Gombe Stream National Park is situated along the western boundary of Tanzania and the Congo. Established in 1968, it stands as one of Tanzania’s smallest national parks, encompassing a protected area of merely 35 square kilometers nestled among the hills on the eastern edge of Lake Tanganyika. Renowned for its off-the-beaten-path chimpanzee encounters, this park is an attraction of choice for those seeking a unique experience.

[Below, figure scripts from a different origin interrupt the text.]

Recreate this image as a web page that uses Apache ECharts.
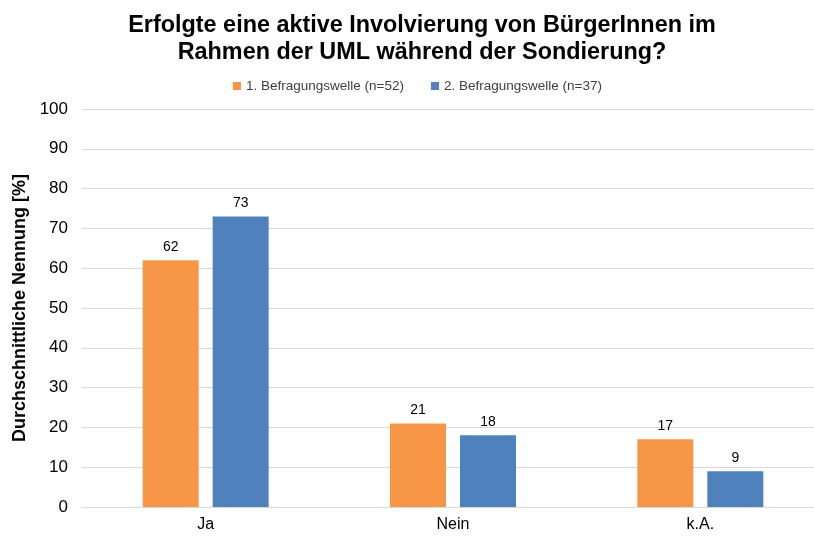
<!DOCTYPE html>
<html>
<head>
<meta charset="utf-8">
<script src="https://cdn.jsdelivr.net/npm/echarts@6/dist/echarts.min.js"></script>
<style>html,body{margin:0;padding:0;background:#fff;overflow:hidden;width:814px;height:536px}#c{width:824px;height:536px}</style>
</head>
<body>
<div id="c"></div>
<script>
var categories = ['Ja', 'Nein', 'k.A.'];
var seriesNames = ['1. Befragungswelle (n=52)', '2. Befragungswelle (n=37)'];
var welle1 = [62, 21, 17];
var welle2 = [73, 18, 9];
var yTicks = [0, 10, 20, 30, 40, 50, 60, 70, 80, 90, 100];
var titleText = 'Erfolgte eine aktive Involvierung von BürgerInnen im\nRahmen der UML während der Sondierung?';
var yName = 'Durchschnittliche Nennung [%]';

var chart = echarts.init(document.getElementById('c'));
var font = 'Liberation Sans, Arial, sans-serif';
chart.setOption({
  animation: false,
  textStyle: {fontFamily: font},
  title: {
    text: titleText, left: 417, textAlign: 'center', top: 7,
    textStyle: {fontSize: 23.4, fontWeight: 'bold', color: '#000', lineHeight: 27, fontFamily: font}
  },
  legend: {
    top: 74, left: 228, itemWidth: 8, itemHeight: 8, itemGap: 27,
    icon: 'rect',
    textStyle: {fontSize: 13.5, color: '#404040', fontFamily: font},
    data: seriesNames
  },
  grid: {left: 82, right: 0, top: 109, bottom: 29, containLabel: false},
  xAxis: {
    type: 'category', data: categories,
    axisLine: {lineStyle: {color: '#d9d9d9'}},
    axisTick: {show: false},
    axisLabel: {fontSize: 16, color: '#000', margin: 10, fontFamily: font}
  },
  yAxis: {
    type: 'value', min: yTicks[0], max: yTicks[yTicks.length - 1], interval: 10,
    name: yName, nameLocation: 'middle', nameGap: 52,
    nameTextStyle: {fontSize: 18, fontWeight: 'bold', color: '#000', fontFamily: font},
    axisLine: {show: false}, axisTick: {show: false},
    axisLabel: {fontSize: 17, color: '#000', margin: 14, fontFamily: font},
    splitLine: {lineStyle: {color: '#d9d9d9'}}
  },
  series: [
    {name: seriesNames[0], type: 'bar', data: welle1, barWidth: 56, barGap: '25%',
     itemStyle: {color: '#F79646'},
     label: {show: true, position: 'top', fontSize: 14, color: '#000', distance: 6, fontFamily: font}},
    {name: seriesNames[1], type: 'bar', data: welle2, barWidth: 56, barGap: '25%',
     itemStyle: {color: '#4F81BD'},
     label: {show: true, position: 'top', fontSize: 14, color: '#000', distance: 6, fontFamily: font}}
  ]
});
</script>
</body>
</html>
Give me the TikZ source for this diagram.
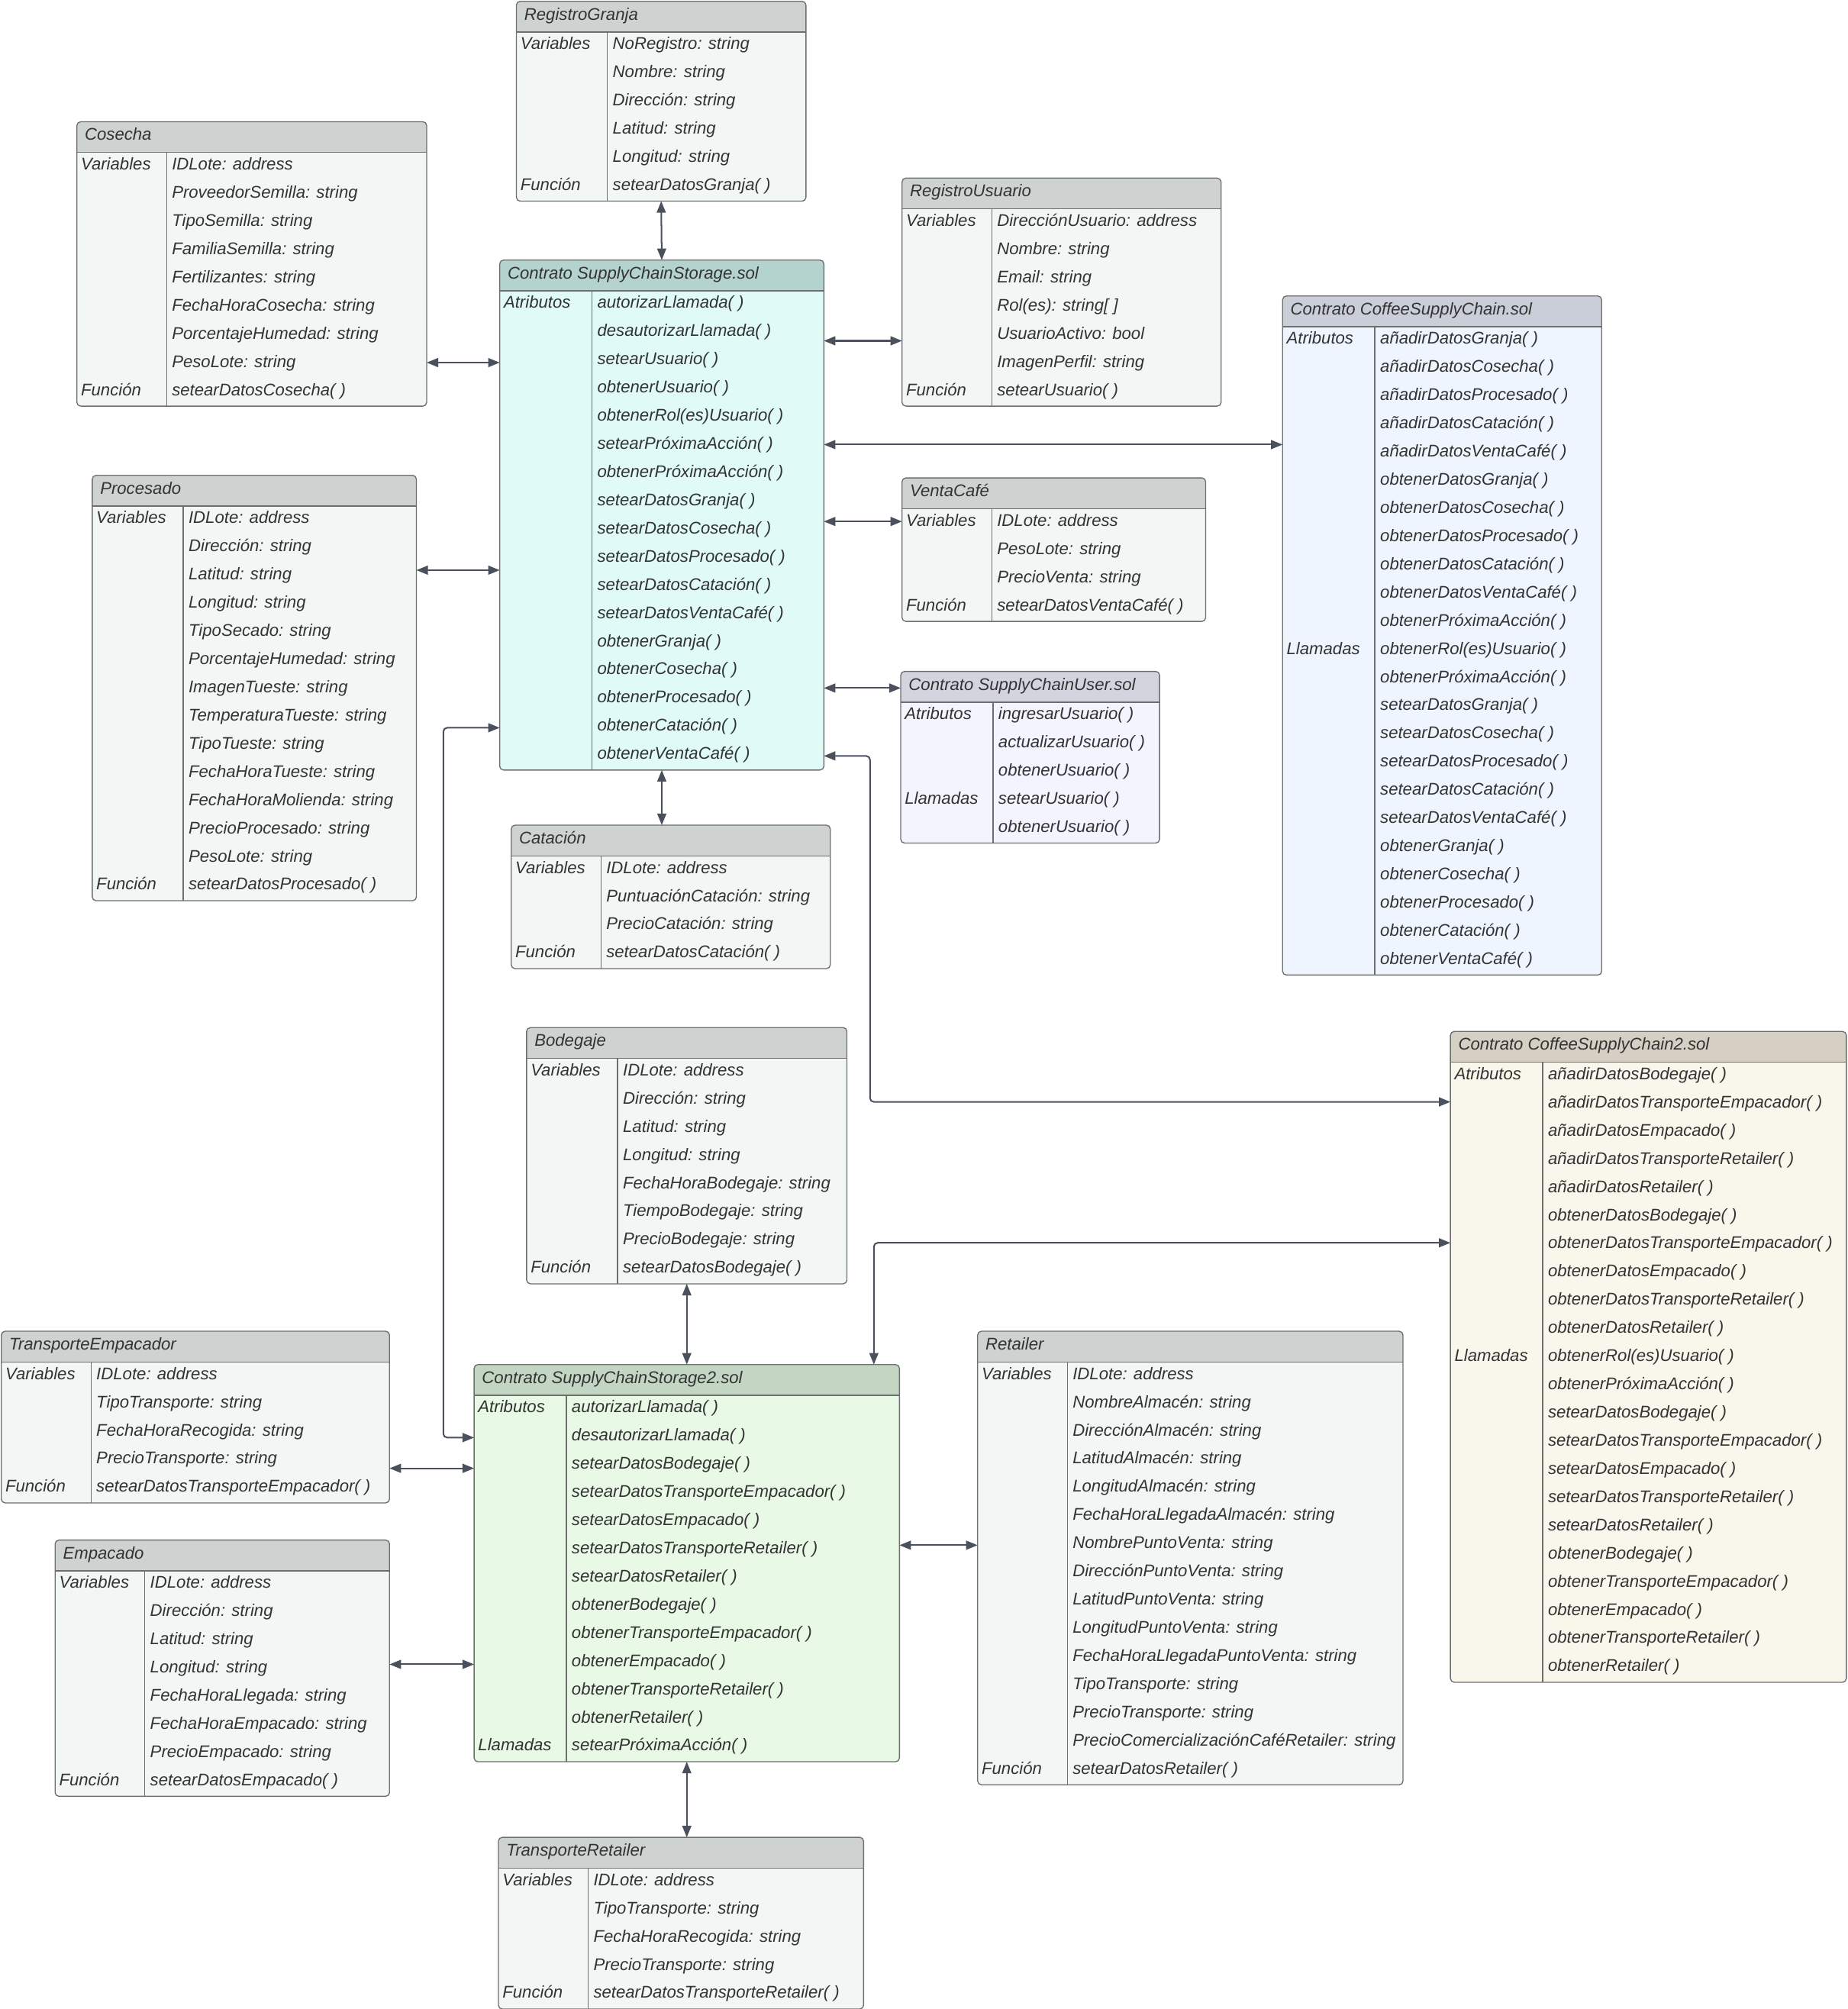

The Gombe Stream National Park is renowned as the site where Jane Goodall conducted pioneering research on chimpanzee populations. Her study unveiled the intellectual and emotional complexities of chimpanzees. Creating a research station in Gombe, she sought insights into our closest relatives’ behavior. Her dedicated tracking of chimpanzee troops, especially the Kasekela community, led to her gradual acceptance by one group, providing rare and intimate insights into their society. In 1967, the Gombe Stream Research Center (GSRC) was established to coordinate ongoing chimpanzee research within the park. Mainly run by trained Tanzanians, GSRC has engaged in the longest-standing field study of an animal species in their natural habitat. Gombe’s remarkable biodiversity has fueled its growing popularity as a tourist destination. In addition to chimpanzees, the park is home to various primates such as beachcomber olive baboons, red colobus monkeys, red-tailed monkeys, blue monkeys, and vervet monkeys. Notably, red-tailed monkeys and blue monkeys interbreed within this region. With over 200 bird species and even bushpigs, Gombe boasts a diverse range of inhabitants.